Over 35 million Americans are of voting age. But voter turnout among people with disabilities is low. According to statistics, if people with disabilities voted at the same rate as other US voters, they would cast 2.35 million additional votes. 

To encourage people with disabilities to vote and participate more in politics, candidates and their campaign organizations must work to improve accessibility and mobility for people with disabilities in this election cycle.   Earlier this summer, researchers say the websites of all candidates for the 2020 presidential election failed to comply with the ADA.

According to US Government Accountability Office, more than half of all polling places during the 2016 presidential election had at least one obstacle for people with disabilities: voting stations that were not accessible for wheelchair users, dysfunctional earphones for people who are deaf or hard of hearing, and lack of privacy for voters with disabilities.

Unfortunately, these obstacles are not limited to polling stations; lack of reasonable accommodations also affects elected representatives once in office. A Wisconsin state representative, Jimmy Anderson, who uses a wheelchair and has difficulty traveling, was denied his request to dial-in to legislative meetings by phone. Refusing to provide this reasonable accommodation sets a dangerous precedent for all Americans with disabilities.

It is good to know that there was a promising increase in voting rates among people with disabilities during the 2018 midterm election.

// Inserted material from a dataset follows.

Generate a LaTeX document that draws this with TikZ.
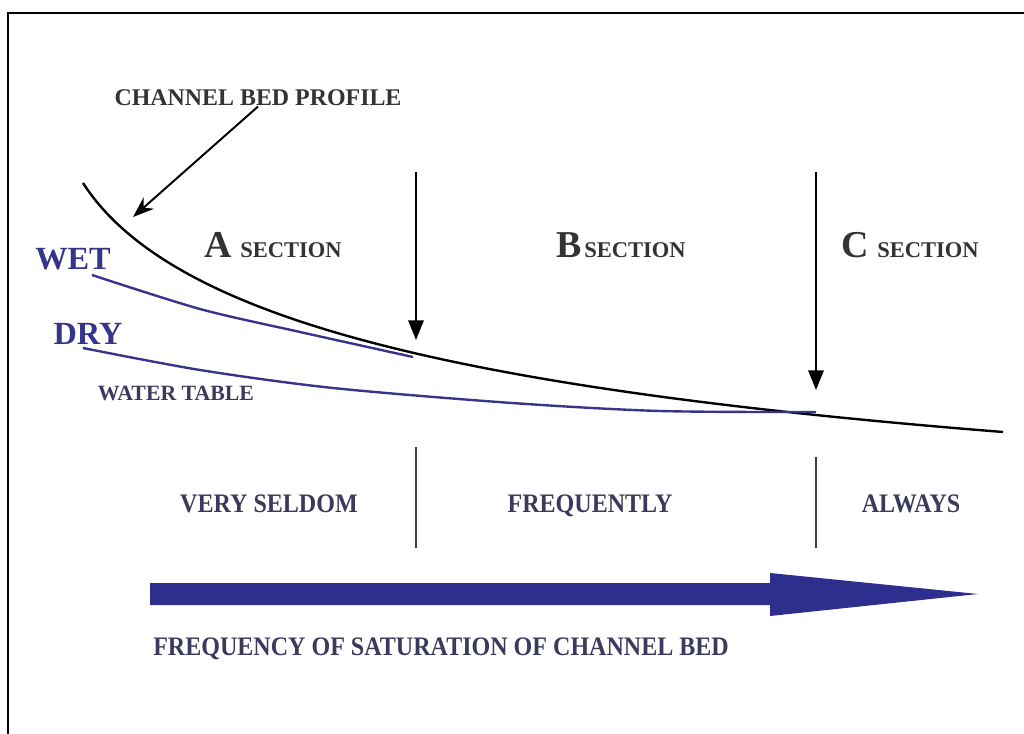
\documentclass[tikz,border=0pt]{standalone}
\usepackage{fontspec}
\setmainfont{Liberation Serif}
\newfontfamily\narrowfont[FakeStretch=0.9]{Liberation Serif}
\usetikzlibrary{arrows.meta,positioning}
\definecolor{ink}{HTML}{333333}
\definecolor{wt}{HTML}{35358A}
\definecolor{navy}{HTML}{2E2E8E}
\definecolor{slate}{HTML}{3A3A5C}
\newcommand{\sectlbl}[2]{{\fontsize{27}{27}\selectfont #1}\hspace{#2}{\fontsize{16}{16}\selectfont SECTION}}
\tikzset{
  lbl/.style={font=\bfseries,text=ink,inner sep=0pt,anchor=base},
  lowlbl/.style={lbl,text=slate,font=\narrowfont\bfseries\fontsize{19}{19}\selectfont},
  wdlbl/.style={lbl,text=wt,font=\bfseries\fontsize{23}{23}\selectfont},
  bed/.style={line width=1.7pt,draw=black},
  wline/.style={line width=1.7pt,draw=wt},
  dn/.style={-{Triangle[length=14pt,width=11pt]},line width=1.4pt},
  tick/.style={line width=1.5pt,draw=slate},
}

\begin{document}
\begin{tikzpicture}[x=0.025cm,y=-0.025cm]
\useasboundingbox (0,0) rectangle (1024,734);
% frame
\draw[line width=1.6pt] (8,734) -- (8,13) -- (1024,13);
% profiles
\draw[bed] (83,183) .. controls (170,318) and (450,388) .. (1003,432);
\draw[wline] plot[smooth] coordinates {(92,275) (200,309) (300,332) (413,357)};
\draw[wline] plot[smooth] coordinates {(83,348) (200,370) (333,388) (512,403) (660,411) (816,412)};
\node[wdlbl] (wet) at (73,270) {WET};
\node[wdlbl] (dry) at (88,345) {DRY};
\node[lbl,text=slate,font=\bfseries\fontsize{15.5}{15.5}\selectfont] (wtab) at (176,400) {WATER TABLE};
% channel bed label
\node[lbl,font=\bfseries\fontsize{17}{17}\selectfont] (cbp) at (258,106) {CHANNEL BED PROFILE};
\coordinate (cbptip) at (133,217);
\draw[dn,-{Stealth[length=15pt,width=11pt]}] (cbp.south) -- (cbptip);
% section limits
\coordinate (atop) at (416,172);
\coordinate (abot) at (416,340);
\coordinate (ctop) at (816,172);
\coordinate (cbot) at (816,390);
\draw[dn] (atop) -- (abot);
\draw[dn] (ctop) -- (cbot);
\node[lbl] (secA) at (273,258) {\sectlbl{A}{6pt}};
\node[lbl] (secB) at (621,258) {\sectlbl{B}{2pt}};
\node[lbl] (secC) at (910,258) {\sectlbl{C}{6pt}};
% saturation classes
\draw[tick] (416,447) -- (416,548);
\draw[tick] (816,457) -- (816,548);
\node[lowlbl] (seldom) at (269,512) {VERY SELDOM};
\node[lowlbl] (freqly) at (590,512) {FREQUENTLY};
\node[lowlbl] (always) at (911,512) {ALWAYS};
% big arrow
\fill[navy] (150,583) -- (770,583) -- (770,573) -- (978,594) -- (770,616) -- (770,605) -- (150,605) -- cycle;
\node[lowlbl,anchor=base west] (freq) at (153,655) {FREQUENCY OF SATURATION OF CHANNEL BED};
\end{tikzpicture}
\end{document}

Candidates contesting for the 2020 presidential race are not talking much about disability rights and it is worrisome – especially when the talked about minority-specific issues like racism, immigration, and women’s rights, in all honesty, this is unacceptable.

Candidates standing for elections should work to uplift the voices of all Americans because a quarter of Americans have disabilities if we should go by the statistics that one in four Americans have a disability. Candidates must champion policies that would promote the full inclusion of people with disabilities in US politics.